Onoskelis (English translation: "she with the ass' legs") was a female demon with a beautiful form mentioned in the Testament of Solomon. The name is usually associated with the hobgoblin, Empusa, who was able to assume various shapes, however in this case, she is a satyra (female satyr).

Origins
"Her body was that of a woman with a fair complexion, but her legs were those of a mule" - TSol 4:2

When Solomon asked her what her purpose was, she stated:
"I am a spirit which has been made into a body. I recline in a den on the earth. I make my home in caves. However, I have a many-sided character. Sometimes I strangle men; sometimes I pervert them from their true natures. Most of the time, my habitats are cliffs, caves, and ravines. Frequently, I also associate with men who think of me as a woman, especially with whose skin is honey-colored, for we are of the same constellation.
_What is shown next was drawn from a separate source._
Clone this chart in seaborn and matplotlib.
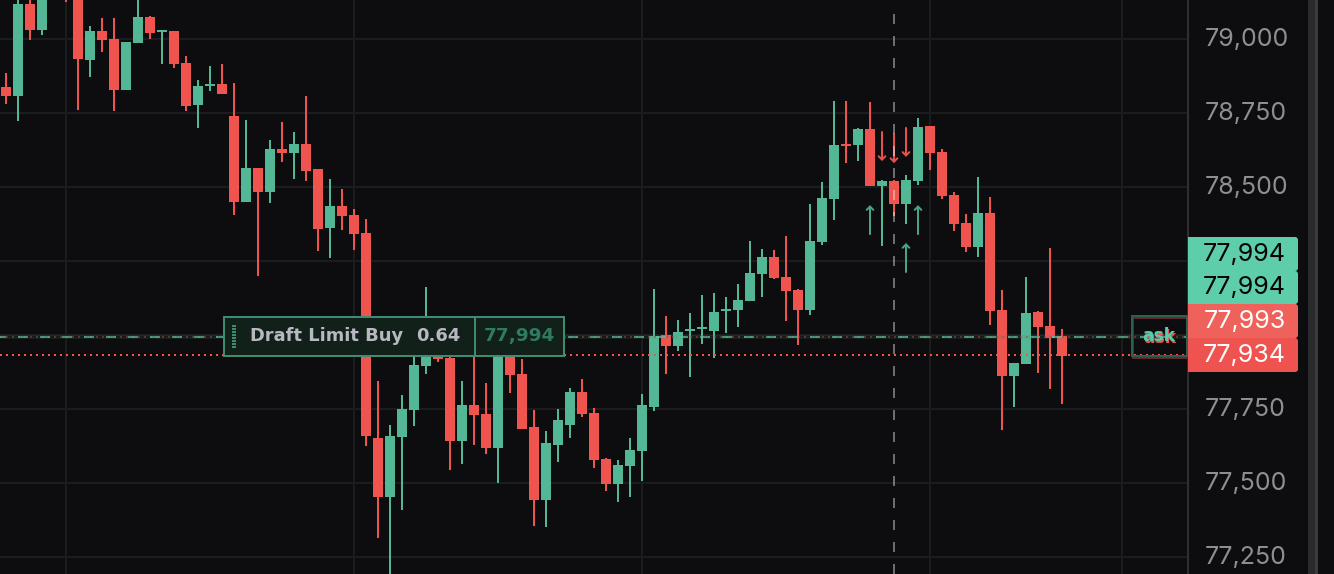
import numpy as np
import pandas as pd
import matplotlib
matplotlib.use("Agg")
import matplotlib.pyplot as plt
from matplotlib.patches import Rectangle, FancyBboxPatch
from matplotlib.transforms import Affine2D, ScaledTranslation
import seaborn as sns

opens = [78837,78807,79117,79030,79199,79232,79172,78928,79026,78999,78827,78986,79074,79023,79026,78918,78776,78840,78847,78739,
         78449,78563,78482,78628,78614,78644,78560,78361,78435,78405,78344,77651,77452,77655,77746,77894,77955,77922,77641,77763,
         77732,77617,77965,77867,77688,77442,77628,77695,77807,77736,77580,77496,77557,77607,77756,78000,77962,78013,78019,78013,
         78080,78084,78114,78205,78263,78195,78151,78084,78313,78459,78644,78641,78695,78503,78519,78442,78519,78705,78617,78472,
         78378,78297,78411,78084,77861,77901,78077,78030,77996]
highs = [78884,79158,79158,79172,79300,79300,79199,79043,79070,79070,78989,79148,79077,79030,79026,78942,78861,78908,78915,78851,
         78726,78563,78658,78719,78685,78807,78560,78526,78492,78425,78391,77844,77695,77797,77949,78161,77965,77955,77844,78016,
         77837,78000,77982,77918,77746,77675,77749,77820,77851,77753,77584,77577,77651,77800,78155,78063,78050,78074,78134,78141,
         78128,78172,78317,78290,78286,78334,78155,78442,78516,78790,78790,78699,78786,78523,78523,78540,78732,78705,78628,78482,
         78408,78533,78465,78151,77905,78195,78080,78293,78019]
lows = [78780,78722,78996,79013,79178,79124,78759,78871,78955,78756,78827,78986,78999,78915,78901,78756,78699,78824,78813,78405,
        78449,78199,78445,78584,78526,78519,78283,78259,78354,78286,77624,77313,77155,77408,77692,77867,77908,77543,77563,77628,
        77597,77499,77803,77682,77354,77351,77570,77651,77722,77550,77472,77435,77452,77506,77742,77867,77945,77857,77969,77922,
        78006,78026,78114,78128,78188,78047,77965,78067,78303,78388,78580,78587,78503,78300,78401,78374,78506,78557,78459,78351,
        78280,78263,78033,77678,77756,77901,77871,77817,77766]
closes = [78807,79117,79030,79145,79266,79165,78932,79026,78996,78827,78989,79074,79019,79030,78915,78773,78840,78847,78813,78449,
          78563,78482,78628,78614,78644,78553,78357,78435,78401,78340,77658,77452,77658,77749,77898,77958,77918,77641,77763,77729,
          77617,77982,77864,77682,77442,77634,77712,77807,77732,77577,77496,77560,77611,77763,77996,77962,78009,78019,78026,78077,
          78087,78118,78209,78263,78192,78148,78084,78317,78462,78641,78638,78695,78503,78519,78442,78523,78702,78614,78469,78374,
          78297,78411,78080,77861,77905,78074,78026,77989,77928]

price_ticks = [77250,77500,77750,78000,78250,78500,78750,79000]
price_tick_labels = ["77,250","77,500","77,750","","","78,500","78,750","79,000"]
time_grid = [5,29,53,77,93]

ask_price = 77994
ask_price_2 = 77993
bid_price = 77931
cross_idx = 74
cross_top = 79090

down_idx = [73,74,75]
down_from = [78685,78678,78699]
down_to = [78587,78580,78601]
up_idx = [72,76,75]
up_from = [78340,78340,78212]
up_to = [78438,78438,78310]

tag_texts = ["77,994","77,994","77,993","77,934"]
order_label = "Draft Limit Buy"
order_qty = "0.64"
order_price = "77,994"

GREEN = "#53b796"
RED = "#f0544f"
BG = "#0d0d10"
GRID = "#1b1c1e"
ARROW = "->,head_length=0.2,head_width=0.2"

W, H = 1334, 574
PX = 0.72

sns.set_theme(style="dark", rc={"axes.facecolor": BG, "figure.facecolor": BG, "savefig.facecolor": BG})
plt.rcParams["font.family"] = ["Inter", "DejaVu Sans"]

df = pd.DataFrame({"open": opens, "high": highs, "low": lows, "close": closes})
df["idx"] = np.arange(len(df))
df["lo"] = df[["open", "close"]].min(axis=1)
df["hi"] = df[["open", "close"]].max(axis=1)
df["height"] = df["hi"] - df["lo"]
up = df[df["close"] >= df["open"]]
down = df[df["close"] < df["open"]]

fig = plt.figure(figsize=(W / 100, H / 100), dpi=100)
ax = fig.add_axes([0, 0, 1188 / W, 1])

for sub, col in ((up, GREEN), (down, RED)):
    ax.vlines(sub["idx"], sub["low"], sub["high"], color=col, linewidth=2 * PX, zorder=2)
    sns.barplot(x=sub["idx"].to_numpy(), y=sub["height"].to_numpy(), bottom=sub["lo"].to_numpy(),
                native_scale=True, width=10 / 12, color=col, saturation=1, errorbar=None,
                linewidth=0, ax=ax, zorder=2.1)

ax.set_xlim(-0.5, 98.5)
ax.set_ylim(79131 - 574 * 250 / 74, 79131)
ax.set_xlabel("")
ax.set_ylabel("")
ax.set_xticks(time_grid)
ax.set_xticklabels([])
ax.set_yticks(price_ticks)
ax.set_yticklabels(price_tick_labels)
ax.yaxis.tick_right()
ax.tick_params(axis="y", length=0, pad=12.2, labelsize=18, labelcolor="#8f8f8f")
ax.tick_params(axis="x", length=0)
ax.grid(True, color=GRID, linewidth=2 * PX, zorder=0)
ax.set_axisbelow(True)
for s in ("top", "bottom", "left"):
    ax.spines[s].set_visible(False)
ax.spines["right"].set_color("#2e2f31")
ax.spines["right"].set_linewidth(2 * PX)
lift = ScaledTranslation(0, 2 / 100, fig.dpi_scale_trans)
for lab in ax.get_yticklabels():
    lab.set_transform(lab.get_transform() + lift)

# price lines
ax.axhline(ask_price, color="#3d8a72", alpha=0.14, linewidth=4 * PX, zorder=3)
ax.axhline(ask_price_2, color="#b5423f", alpha=0.5, linewidth=2 * PX, linestyle=(0, (1, 2)),
           dash_capstyle="butt", zorder=3)
ax.axhline(ask_price, color="#5fc2a2", alpha=0.68, linewidth=2 * PX, linestyle=(2, (5, 6)),
           dash_capstyle="butt", zorder=3.1)
ax.axhline(bid_price, color=RED, linewidth=2 * PX, linestyle=(0, (1, 2)), dash_capstyle="butt", zorder=3)

# crosshair
ax.vlines(cross_idx, ax.get_ylim()[0], cross_top, color="#ffffff", alpha=0.4, linewidth=2 * PX,
          linestyle=(0, (5, 6)), zorder=4)

# arrows
for i, a, b in zip(down_idx, down_from, down_to):
    ax.annotate("", xy=(i, b), xytext=(i, a), zorder=3.5,
                arrowprops=dict(arrowstyle=ARROW, color="#e8504c", lw=2 * PX, shrinkA=0, shrinkB=0))
for i, a, b in zip(up_idx, up_from, up_to):
    ax.annotate("", xy=(i, b), xytext=(i, a), zorder=3.5,
                arrowprops=dict(arrowstyle=ARROW, color="#47a487", lw=2 * PX, shrinkA=0, shrinkB=0))

# overlays placed in screen pixels
px = Affine2D().scale(1, -1).translate(0, H)

def rect(x0, y0, x1, y1, **kw):
    p = Rectangle((x0, y0), x1 - x0, y1 - y0, transform=px, **kw)
    fig.add_artist(p)
    return p

def label(x, y, s, **kw):
    tx, ty = px.transform((x, y))
    fig.text(tx / W, ty / H, s, **kw)

# scrollbar strip
rect(1308, 0, 1315, H, facecolor="#292a2b", edgecolor="none", zorder=1)
rect(1315, 0, 1318, H, facecolor="#3a3b3c", edgecolor="none", zorder=1)

# order ticket
rect(224, 317, 564, 356, facecolor="#12201a", edgecolor="#3f8b72", linewidth=2 * PX, zorder=6)
rect(473.5, 317, 474.5, 356, facecolor="#3f8b72", edgecolor="#3f8b72", linewidth=PX, zorder=7)
for y in range(325, 349, 3):
    rect(232, y, 236, y + 1.6, facecolor="#3f8b72", edgecolor="none", zorder=7)
bold = dict(family="DejaVu Sans", fontweight="bold", va="center", zorder=8)
label(250, 336, order_label, ha="left", fontsize=12.85, color="#b8b8c0", **bold)
label(460, 336, order_qty, ha="right", fontsize=12.85, color="#b8b8c0", **bold)
label(519.5, 336, order_price, ha="center", fontsize=13.2, color="#2f7a62", **bold)

# ask badge
rect(1133, 318, 1187, 358, facecolor="none", edgecolor="#5c2b2a", linewidth=2 * PX, zorder=6)
rect(1132, 316, 1187, 356, facecolor="none", edgecolor="#2f5f51", linewidth=2 * PX, zorder=6.1)
label(1159.5, 338, "ask", ha="center", fontsize=12.3, color="#ef5350", **bold)
label(1159, 336, "ask", ha="center", fontsize=12.3, color="#5ccaa8", **bold)

# price tags
tag_boxes = [(237, 271, "#5dcdaa", "#050505"), (271, 304, "#5dcdaa", "#050505"),
             (304, 338, "#ef615b", "#ffffff"), (338, 372, "#ef5350", "#ffffff")]
for (y0, y1, fc, tc), s in zip(tag_boxes, tag_texts):
    fig.add_artist(FancyBboxPatch((1190, y0), 108, y1 - y0, boxstyle="round,pad=0,rounding_size=3",
                                  transform=px, facecolor=fc, edgecolor="none", zorder=9))
    rect(1188, y0, 1240, y1, facecolor=fc, edgecolor="none", zorder=9)
    label(1286, (y0 + y1) / 2 + 0.5, s, ha="right", va="center", fontsize=18, color=tc, zorder=10)

fig.savefig("out.png", dpi=100)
It is also true that they worship my star secretly and openly. They do not know that they deceive themselves and excite me to be an evil doer all the more. For they want to obtain gold by remembering (me), but I grant little to those who seriously worship me." - TSol 4:4-7

She describes her creation as, 
"from an unexpected voice which is called a voice of the echo of a black heaven, emitted in matter." - TSol 4:8

She travels by the full moon and Solomon commanded her to spin hemp to construct the ropes used for the Temple.
She travels stealthily and kills indiscriminately. She is a half hermit, barely daring to protrude her head out of her caves.